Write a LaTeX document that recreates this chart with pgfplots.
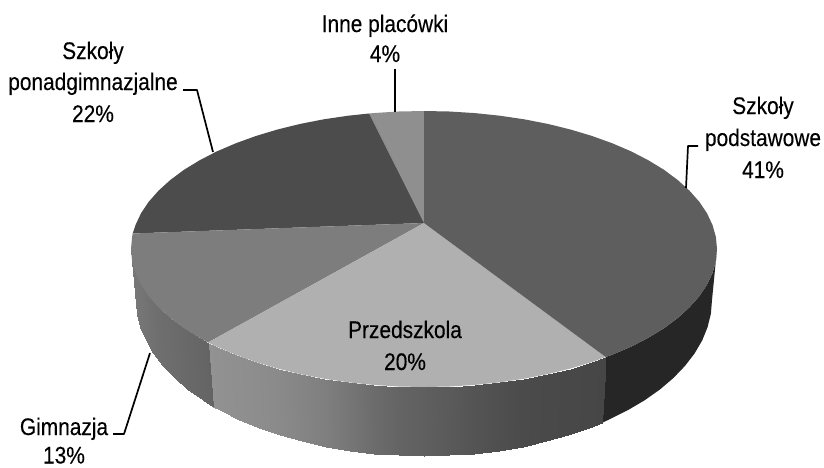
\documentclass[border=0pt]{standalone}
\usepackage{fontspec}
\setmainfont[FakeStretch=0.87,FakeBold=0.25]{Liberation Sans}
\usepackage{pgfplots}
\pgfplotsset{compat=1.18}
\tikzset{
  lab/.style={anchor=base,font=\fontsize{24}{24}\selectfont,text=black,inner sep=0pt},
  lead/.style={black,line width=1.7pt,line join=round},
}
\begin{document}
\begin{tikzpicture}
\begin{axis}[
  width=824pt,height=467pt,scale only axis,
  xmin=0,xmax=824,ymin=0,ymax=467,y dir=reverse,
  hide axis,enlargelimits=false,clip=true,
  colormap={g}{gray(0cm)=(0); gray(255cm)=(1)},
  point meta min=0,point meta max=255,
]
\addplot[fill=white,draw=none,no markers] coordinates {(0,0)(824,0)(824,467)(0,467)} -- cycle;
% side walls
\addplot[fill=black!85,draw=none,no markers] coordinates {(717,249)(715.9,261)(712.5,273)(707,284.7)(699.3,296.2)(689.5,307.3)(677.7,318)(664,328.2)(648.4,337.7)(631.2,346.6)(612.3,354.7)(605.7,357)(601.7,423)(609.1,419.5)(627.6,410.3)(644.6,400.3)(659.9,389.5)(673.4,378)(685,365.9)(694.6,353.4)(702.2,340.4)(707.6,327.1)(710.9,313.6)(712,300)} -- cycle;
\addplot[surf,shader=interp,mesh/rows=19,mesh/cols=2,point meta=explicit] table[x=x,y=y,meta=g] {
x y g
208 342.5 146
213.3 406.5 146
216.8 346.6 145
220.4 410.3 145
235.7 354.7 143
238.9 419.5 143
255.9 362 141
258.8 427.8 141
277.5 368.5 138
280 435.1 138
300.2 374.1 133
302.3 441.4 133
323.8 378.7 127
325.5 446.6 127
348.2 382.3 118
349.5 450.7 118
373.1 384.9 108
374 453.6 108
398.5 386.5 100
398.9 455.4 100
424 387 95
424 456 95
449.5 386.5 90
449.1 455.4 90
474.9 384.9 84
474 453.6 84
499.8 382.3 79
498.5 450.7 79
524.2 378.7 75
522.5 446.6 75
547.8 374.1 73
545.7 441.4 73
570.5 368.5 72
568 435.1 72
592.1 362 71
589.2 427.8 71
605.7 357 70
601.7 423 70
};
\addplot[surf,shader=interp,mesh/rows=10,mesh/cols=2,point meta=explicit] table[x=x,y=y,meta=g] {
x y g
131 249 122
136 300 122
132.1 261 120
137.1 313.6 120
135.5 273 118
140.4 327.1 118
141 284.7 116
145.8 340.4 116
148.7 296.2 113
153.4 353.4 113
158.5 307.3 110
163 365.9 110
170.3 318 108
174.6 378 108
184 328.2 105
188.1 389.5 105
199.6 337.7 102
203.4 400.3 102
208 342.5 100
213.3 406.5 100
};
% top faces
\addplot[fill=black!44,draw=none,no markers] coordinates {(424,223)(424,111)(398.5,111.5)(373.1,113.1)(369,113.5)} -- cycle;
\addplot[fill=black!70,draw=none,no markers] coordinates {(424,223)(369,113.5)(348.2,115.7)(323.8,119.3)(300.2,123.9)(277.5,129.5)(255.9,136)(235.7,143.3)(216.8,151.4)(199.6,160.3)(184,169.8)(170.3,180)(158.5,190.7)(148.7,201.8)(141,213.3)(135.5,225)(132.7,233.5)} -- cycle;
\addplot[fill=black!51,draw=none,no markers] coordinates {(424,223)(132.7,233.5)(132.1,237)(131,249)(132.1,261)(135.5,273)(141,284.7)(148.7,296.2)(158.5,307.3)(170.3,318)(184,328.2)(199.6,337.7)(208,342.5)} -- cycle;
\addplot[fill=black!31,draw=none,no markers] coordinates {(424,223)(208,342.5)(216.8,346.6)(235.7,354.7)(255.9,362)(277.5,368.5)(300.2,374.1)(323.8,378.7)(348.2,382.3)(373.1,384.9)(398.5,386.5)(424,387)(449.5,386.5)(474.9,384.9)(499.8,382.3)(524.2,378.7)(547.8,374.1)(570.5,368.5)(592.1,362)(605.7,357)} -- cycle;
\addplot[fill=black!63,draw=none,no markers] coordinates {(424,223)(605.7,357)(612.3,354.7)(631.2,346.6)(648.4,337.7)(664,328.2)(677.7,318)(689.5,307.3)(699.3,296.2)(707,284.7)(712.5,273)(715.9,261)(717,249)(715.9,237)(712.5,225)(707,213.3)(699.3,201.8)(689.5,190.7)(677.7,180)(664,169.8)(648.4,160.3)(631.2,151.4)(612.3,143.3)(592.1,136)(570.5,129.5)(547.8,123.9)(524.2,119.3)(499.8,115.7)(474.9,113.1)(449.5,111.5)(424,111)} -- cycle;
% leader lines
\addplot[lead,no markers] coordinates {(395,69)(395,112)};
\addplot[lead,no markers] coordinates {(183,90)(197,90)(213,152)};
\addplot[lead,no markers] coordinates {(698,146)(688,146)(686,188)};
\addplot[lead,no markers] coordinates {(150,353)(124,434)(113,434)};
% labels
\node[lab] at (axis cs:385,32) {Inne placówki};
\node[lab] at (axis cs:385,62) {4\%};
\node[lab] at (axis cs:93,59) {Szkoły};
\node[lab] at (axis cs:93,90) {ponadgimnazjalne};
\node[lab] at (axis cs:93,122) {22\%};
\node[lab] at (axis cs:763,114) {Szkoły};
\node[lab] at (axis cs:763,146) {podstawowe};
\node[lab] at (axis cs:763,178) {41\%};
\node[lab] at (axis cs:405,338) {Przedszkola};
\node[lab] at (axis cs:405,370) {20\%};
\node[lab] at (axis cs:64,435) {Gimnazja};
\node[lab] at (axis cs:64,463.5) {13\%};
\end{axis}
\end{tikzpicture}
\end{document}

==*==

Every line of the data above should be quoted exactly. Omit the pictures.

Write a LaTeX document that recreates this chart with pgfplots.
\documentclass[border=0pt]{standalone}
\usepackage{fontspec}
\setmainfont[FakeStretch=0.87,FakeBold=0.25]{Liberation Sans}
\usepackage{pgfplots}
\pgfplotsset{compat=1.18}
\tikzset{
  lab/.style={anchor=base,font=\fontsize{24}{24}\selectfont,text=black,inner sep=0pt},
  lead/.style={black,line width=1.7pt,line join=round},
}
\begin{document}
\begin{tikzpicture}
\begin{axis}[
  width=824pt,height=467pt,scale only axis,
  xmin=0,xmax=824,ymin=0,ymax=467,y dir=reverse,
  hide axis,enlargelimits=false,clip=true,
  colormap={g}{gray(0cm)=(0); gray(255cm)=(1)},
  point meta min=0,point meta max=255,
]
\addplot[fill=white,draw=none,no markers] coordinates {(0,0)(824,0)(824,467)(0,467)} -- cycle;
% side walls
\addplot[fill=black!85,draw=none,no markers] coordinates {(717,249)(715.9,261)(712.5,273)(707,284.7)(699.3,296.2)(689.5,307.3)(677.7,318)(664,328.2)(648.4,337.7)(631.2,346.6)(612.3,354.7)(605.7,357)(601.7,423)(609.1,419.5)(627.6,410.3)(644.6,400.3)(659.9,389.5)(673.4,378)(685,365.9)(694.6,353.4)(702.2,340.4)(707.6,327.1)(710.9,313.6)(712,300)} -- cycle;
\addplot[surf,shader=interp,mesh/rows=19,mesh/cols=2,point meta=explicit] table[x=x,y=y,meta=g] {
x y g
208 342.5 146
213.3 406.5 146
216.8 346.6 145
220.4 410.3 145
235.7 354.7 143
238.9 419.5 143
255.9 362 141
258.8 427.8 141
277.5 368.5 138
280 435.1 138
300.2 374.1 133
302.3 441.4 133
323.8 378.7 127
325.5 446.6 127
348.2 382.3 118
349.5 450.7 118
373.1 384.9 108
374 453.6 108
398.5 386.5 100
398.9 455.4 100
424 387 95
424 456 95
449.5 386.5 90
449.1 455.4 90
474.9 384.9 84
474 453.6 84
499.8 382.3 79
498.5 450.7 79
524.2 378.7 75
522.5 446.6 75
547.8 374.1 73
545.7 441.4 73
570.5 368.5 72
568 435.1 72
592.1 362 71
589.2 427.8 71
605.7 357 70
601.7 423 70
};
\addplot[surf,shader=interp,mesh/rows=10,mesh/cols=2,point meta=explicit] table[x=x,y=y,meta=g] {
x y g
131 249 122
136 300 122
132.1 261 120
137.1 313.6 120
135.5 273 118
140.4 327.1 118
141 284.7 116
145.8 340.4 116
148.7 296.2 113
153.4 353.4 113
158.5 307.3 110
163 365.9 110
170.3 318 108
174.6 378 108
184 328.2 105
188.1 389.5 105
199.6 337.7 102
203.4 400.3 102
208 342.5 100
213.3 406.5 100
};
% top faces
\addplot[fill=black!44,draw=none,no markers] coordinates {(424,223)(424,111)(398.5,111.5)(373.1,113.1)(369,113.5)} -- cycle;
\addplot[fill=black!70,draw=none,no markers] coordinates {(424,223)(369,113.5)(348.2,115.7)(323.8,119.3)(300.2,123.9)(277.5,129.5)(255.9,136)(235.7,143.3)(216.8,151.4)(199.6,160.3)(184,169.8)(170.3,180)(158.5,190.7)(148.7,201.8)(141,213.3)(135.5,225)(132.7,233.5)} -- cycle;
\addplot[fill=black!51,draw=none,no markers] coordinates {(424,223)(132.7,233.5)(132.1,237)(131,249)(132.1,261)(135.5,273)(141,284.7)(148.7,296.2)(158.5,307.3)(170.3,318)(184,328.2)(199.6,337.7)(208,342.5)} -- cycle;
\addplot[fill=black!31,draw=none,no markers] coordinates {(424,223)(208,342.5)(216.8,346.6)(235.7,354.7)(255.9,362)(277.5,368.5)(300.2,374.1)(323.8,378.7)(348.2,382.3)(373.1,384.9)(398.5,386.5)(424,387)(449.5,386.5)(474.9,384.9)(499.8,382.3)(524.2,378.7)(547.8,374.1)(570.5,368.5)(592.1,362)(605.7,357)} -- cycle;
\addplot[fill=black!63,draw=none,no markers] coordinates {(424,223)(605.7,357)(612.3,354.7)(631.2,346.6)(648.4,337.7)(664,328.2)(677.7,318)(689.5,307.3)(699.3,296.2)(707,284.7)(712.5,273)(715.9,261)(717,249)(715.9,237)(712.5,225)(707,213.3)(699.3,201.8)(689.5,190.7)(677.7,180)(664,169.8)(648.4,160.3)(631.2,151.4)(612.3,143.3)(592.1,136)(570.5,129.5)(547.8,123.9)(524.2,119.3)(499.8,115.7)(474.9,113.1)(449.5,111.5)(424,111)} -- cycle;
% leader lines
\addplot[lead,no markers] coordinates {(395,69)(395,112)};
\addplot[lead,no markers] coordinates {(183,90)(197,90)(213,152)};
\addplot[lead,no markers] coordinates {(698,146)(688,146)(686,188)};
\addplot[lead,no markers] coordinates {(150,353)(124,434)(113,434)};
% labels
\node[lab] at (axis cs:385,32) {Inne placówki};
\node[lab] at (axis cs:385,62) {4\%};
\node[lab] at (axis cs:93,59) {Szkoły};
\node[lab] at (axis cs:93,90) {ponadgimnazjalne};
\node[lab] at (axis cs:93,122) {22\%};
\node[lab] at (axis cs:763,114) {Szkoły};
\node[lab] at (axis cs:763,146) {podstawowe};
\node[lab] at (axis cs:763,178) {41\%};
\node[lab] at (axis cs:405,338) {Przedszkola};
\node[lab] at (axis cs:405,370) {20\%};
\node[lab] at (axis cs:64,435) {Gimnazja};
\node[lab] at (axis cs:64,463.5) {13\%};
\end{axis}
\end{tikzpicture}
\end{document}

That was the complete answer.